- Data listing:
## START

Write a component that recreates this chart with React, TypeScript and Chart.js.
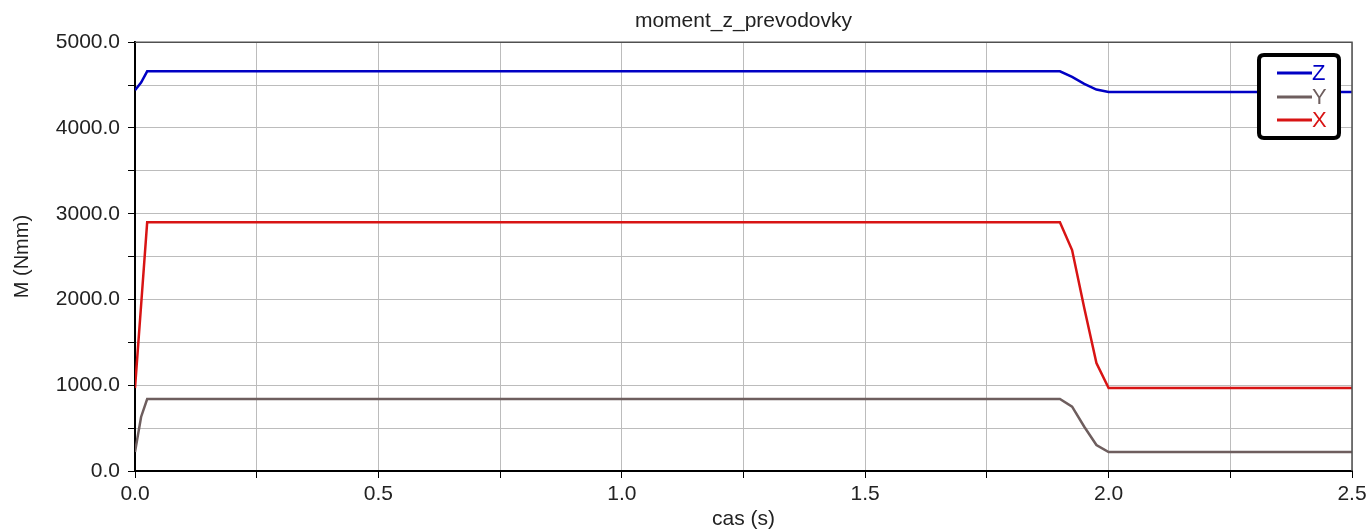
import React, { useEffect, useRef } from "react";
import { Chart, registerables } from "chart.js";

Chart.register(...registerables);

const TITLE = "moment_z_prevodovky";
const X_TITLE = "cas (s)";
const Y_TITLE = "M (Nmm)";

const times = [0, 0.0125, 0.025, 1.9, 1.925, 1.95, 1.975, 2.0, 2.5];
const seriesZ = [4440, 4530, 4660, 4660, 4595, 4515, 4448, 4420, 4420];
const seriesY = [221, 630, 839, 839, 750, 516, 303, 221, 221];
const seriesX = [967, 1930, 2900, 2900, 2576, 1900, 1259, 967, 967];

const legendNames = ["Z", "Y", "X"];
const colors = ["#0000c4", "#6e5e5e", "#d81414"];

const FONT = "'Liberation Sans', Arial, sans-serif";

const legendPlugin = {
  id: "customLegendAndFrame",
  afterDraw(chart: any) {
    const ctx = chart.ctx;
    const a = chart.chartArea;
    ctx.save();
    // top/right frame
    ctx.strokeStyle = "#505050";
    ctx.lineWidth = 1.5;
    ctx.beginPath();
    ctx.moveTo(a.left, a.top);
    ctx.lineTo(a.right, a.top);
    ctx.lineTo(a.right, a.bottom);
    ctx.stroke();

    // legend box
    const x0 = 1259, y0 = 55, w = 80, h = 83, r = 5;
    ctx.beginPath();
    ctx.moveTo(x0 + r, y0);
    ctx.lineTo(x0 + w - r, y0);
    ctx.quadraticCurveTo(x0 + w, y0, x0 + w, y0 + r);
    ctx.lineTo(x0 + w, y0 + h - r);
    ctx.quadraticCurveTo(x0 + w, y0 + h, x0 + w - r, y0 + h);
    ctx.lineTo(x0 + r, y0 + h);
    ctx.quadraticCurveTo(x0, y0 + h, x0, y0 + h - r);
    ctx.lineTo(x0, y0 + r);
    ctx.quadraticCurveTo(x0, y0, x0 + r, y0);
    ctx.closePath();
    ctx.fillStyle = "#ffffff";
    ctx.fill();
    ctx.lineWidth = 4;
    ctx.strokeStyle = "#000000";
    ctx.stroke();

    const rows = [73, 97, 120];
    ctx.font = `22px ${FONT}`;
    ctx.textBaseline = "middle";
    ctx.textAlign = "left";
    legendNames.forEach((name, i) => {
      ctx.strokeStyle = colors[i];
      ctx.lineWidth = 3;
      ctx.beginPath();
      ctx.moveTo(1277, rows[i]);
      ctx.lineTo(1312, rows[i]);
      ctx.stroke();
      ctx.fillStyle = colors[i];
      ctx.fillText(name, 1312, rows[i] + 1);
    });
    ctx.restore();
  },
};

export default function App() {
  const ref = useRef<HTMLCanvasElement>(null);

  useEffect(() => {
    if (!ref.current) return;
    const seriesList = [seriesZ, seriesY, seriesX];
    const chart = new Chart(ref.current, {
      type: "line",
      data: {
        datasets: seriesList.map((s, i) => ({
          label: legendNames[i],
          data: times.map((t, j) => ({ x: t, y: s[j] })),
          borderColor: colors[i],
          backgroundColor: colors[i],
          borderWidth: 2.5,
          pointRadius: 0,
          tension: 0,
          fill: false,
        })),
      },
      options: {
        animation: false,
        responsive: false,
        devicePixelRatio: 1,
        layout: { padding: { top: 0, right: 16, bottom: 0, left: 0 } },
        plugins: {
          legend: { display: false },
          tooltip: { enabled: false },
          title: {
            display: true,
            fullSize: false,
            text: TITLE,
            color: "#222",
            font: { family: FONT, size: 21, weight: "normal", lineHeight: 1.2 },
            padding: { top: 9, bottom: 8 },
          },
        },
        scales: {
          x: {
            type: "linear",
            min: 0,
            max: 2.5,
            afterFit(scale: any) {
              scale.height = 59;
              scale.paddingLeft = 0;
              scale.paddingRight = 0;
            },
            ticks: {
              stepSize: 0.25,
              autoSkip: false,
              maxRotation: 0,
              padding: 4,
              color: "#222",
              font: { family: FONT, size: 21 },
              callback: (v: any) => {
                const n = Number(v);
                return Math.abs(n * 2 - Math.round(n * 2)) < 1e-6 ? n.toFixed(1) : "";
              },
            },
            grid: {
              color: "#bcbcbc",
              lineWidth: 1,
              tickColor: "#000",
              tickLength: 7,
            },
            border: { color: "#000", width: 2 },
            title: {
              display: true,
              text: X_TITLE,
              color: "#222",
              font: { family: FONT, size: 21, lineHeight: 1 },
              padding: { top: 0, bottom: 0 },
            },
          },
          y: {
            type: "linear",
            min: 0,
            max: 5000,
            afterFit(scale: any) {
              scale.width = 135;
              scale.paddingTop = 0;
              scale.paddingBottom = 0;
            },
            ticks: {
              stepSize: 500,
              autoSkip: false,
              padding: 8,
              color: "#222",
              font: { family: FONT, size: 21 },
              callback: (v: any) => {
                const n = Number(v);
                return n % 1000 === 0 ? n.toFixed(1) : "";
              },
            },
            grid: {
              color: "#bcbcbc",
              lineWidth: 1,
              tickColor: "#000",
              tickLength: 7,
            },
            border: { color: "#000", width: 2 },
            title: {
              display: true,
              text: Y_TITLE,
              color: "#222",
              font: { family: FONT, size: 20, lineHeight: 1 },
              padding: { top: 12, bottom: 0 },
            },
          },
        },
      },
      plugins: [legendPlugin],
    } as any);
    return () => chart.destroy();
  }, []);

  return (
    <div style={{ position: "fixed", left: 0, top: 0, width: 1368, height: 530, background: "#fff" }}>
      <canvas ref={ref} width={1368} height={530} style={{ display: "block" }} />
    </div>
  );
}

## END
## START

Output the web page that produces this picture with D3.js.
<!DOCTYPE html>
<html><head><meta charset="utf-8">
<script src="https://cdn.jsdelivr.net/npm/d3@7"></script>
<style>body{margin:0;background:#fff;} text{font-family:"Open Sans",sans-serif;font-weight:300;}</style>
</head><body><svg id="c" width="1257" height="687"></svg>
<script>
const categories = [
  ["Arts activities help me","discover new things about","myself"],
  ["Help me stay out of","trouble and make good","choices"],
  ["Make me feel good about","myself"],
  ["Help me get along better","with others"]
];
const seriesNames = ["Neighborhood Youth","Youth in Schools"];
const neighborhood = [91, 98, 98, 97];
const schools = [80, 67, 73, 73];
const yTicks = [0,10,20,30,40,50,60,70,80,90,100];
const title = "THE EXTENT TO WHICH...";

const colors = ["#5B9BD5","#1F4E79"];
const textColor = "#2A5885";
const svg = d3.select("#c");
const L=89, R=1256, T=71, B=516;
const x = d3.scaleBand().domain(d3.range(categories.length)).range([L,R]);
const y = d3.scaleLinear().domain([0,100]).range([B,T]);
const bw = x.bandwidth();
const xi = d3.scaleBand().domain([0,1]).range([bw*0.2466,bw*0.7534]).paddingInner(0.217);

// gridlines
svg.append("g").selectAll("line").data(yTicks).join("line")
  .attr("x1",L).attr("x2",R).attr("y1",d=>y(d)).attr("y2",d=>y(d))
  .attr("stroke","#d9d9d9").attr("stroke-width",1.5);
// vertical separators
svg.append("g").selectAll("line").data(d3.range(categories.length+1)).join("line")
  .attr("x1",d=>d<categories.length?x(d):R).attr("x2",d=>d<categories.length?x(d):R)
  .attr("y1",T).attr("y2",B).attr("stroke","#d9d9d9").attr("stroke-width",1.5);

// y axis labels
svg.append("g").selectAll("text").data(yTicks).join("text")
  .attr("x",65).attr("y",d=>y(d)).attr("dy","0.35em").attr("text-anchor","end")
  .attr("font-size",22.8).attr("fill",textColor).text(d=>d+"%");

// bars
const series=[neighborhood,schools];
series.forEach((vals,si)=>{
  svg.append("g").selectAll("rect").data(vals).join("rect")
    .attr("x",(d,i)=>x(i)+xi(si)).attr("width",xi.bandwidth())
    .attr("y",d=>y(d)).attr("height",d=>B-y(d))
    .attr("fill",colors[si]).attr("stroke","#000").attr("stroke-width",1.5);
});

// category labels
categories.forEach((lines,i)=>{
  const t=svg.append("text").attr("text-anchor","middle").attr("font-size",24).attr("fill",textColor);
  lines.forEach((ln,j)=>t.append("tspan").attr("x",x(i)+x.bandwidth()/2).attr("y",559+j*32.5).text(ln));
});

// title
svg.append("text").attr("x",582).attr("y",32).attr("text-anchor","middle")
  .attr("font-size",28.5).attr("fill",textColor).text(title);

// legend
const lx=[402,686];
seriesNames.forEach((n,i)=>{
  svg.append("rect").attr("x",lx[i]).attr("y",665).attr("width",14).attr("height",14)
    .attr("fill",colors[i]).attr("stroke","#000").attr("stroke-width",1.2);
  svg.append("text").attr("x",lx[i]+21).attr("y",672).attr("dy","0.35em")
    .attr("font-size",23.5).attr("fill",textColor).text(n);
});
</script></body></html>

## END
## START

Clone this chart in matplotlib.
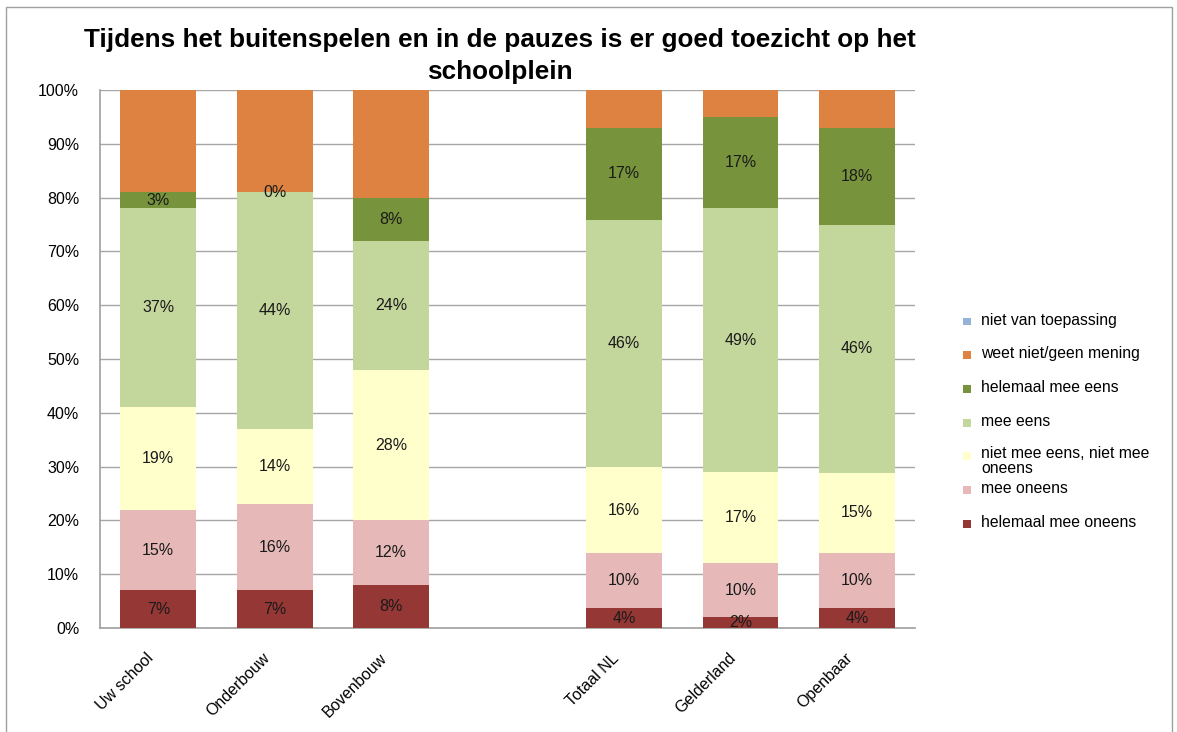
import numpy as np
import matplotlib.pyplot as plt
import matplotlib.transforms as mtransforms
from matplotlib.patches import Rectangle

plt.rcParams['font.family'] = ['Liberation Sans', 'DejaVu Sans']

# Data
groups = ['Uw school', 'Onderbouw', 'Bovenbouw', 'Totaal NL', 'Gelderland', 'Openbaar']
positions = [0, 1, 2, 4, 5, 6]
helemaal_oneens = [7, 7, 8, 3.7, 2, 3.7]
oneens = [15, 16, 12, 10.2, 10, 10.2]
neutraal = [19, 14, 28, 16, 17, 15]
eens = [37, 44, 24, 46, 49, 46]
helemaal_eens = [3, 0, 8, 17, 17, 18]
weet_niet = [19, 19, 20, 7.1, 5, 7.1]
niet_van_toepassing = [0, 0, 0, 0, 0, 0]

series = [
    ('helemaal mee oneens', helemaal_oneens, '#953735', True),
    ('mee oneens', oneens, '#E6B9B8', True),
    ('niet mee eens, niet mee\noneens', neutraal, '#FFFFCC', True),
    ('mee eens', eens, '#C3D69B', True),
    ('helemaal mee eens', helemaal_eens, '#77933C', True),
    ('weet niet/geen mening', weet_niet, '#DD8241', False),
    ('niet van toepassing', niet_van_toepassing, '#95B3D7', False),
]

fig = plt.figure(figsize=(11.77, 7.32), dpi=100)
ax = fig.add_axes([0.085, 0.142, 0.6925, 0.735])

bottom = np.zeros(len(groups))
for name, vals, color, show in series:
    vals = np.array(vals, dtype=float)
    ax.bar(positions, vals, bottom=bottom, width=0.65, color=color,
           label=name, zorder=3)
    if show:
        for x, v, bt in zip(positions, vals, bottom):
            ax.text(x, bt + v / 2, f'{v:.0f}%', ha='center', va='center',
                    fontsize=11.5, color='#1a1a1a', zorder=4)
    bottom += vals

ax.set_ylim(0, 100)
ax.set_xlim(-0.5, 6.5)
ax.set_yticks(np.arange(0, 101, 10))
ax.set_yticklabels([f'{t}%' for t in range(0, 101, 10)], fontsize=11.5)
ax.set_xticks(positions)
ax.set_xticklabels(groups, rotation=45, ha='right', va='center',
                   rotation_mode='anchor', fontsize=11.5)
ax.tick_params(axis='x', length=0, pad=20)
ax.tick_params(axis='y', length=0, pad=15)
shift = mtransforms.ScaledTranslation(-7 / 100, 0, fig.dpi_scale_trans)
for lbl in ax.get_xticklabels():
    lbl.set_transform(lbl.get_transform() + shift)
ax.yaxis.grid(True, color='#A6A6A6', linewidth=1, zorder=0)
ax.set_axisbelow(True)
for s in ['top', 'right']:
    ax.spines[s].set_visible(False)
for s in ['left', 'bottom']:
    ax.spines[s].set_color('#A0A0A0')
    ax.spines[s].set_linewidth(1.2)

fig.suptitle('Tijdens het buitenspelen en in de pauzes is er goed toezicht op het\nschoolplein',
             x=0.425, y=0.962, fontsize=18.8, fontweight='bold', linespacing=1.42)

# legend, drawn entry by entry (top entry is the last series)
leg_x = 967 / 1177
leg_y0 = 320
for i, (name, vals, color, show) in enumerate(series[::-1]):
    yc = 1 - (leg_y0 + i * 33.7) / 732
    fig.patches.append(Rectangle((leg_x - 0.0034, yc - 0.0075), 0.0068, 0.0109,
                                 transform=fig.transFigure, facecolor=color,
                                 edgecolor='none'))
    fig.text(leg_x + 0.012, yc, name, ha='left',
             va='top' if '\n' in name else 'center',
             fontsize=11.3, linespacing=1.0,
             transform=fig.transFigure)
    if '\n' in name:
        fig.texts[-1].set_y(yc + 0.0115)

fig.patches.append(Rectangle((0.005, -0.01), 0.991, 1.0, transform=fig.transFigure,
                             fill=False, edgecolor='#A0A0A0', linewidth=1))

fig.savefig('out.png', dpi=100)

## END

In the material above, find each line that contains the word "this", and select it.

- Finished exercise:
Write a component that recreates this chart with React, TypeScript and Chart.js.
Output the web page that produces this picture with D3.js.
Clone this chart in matplotlib.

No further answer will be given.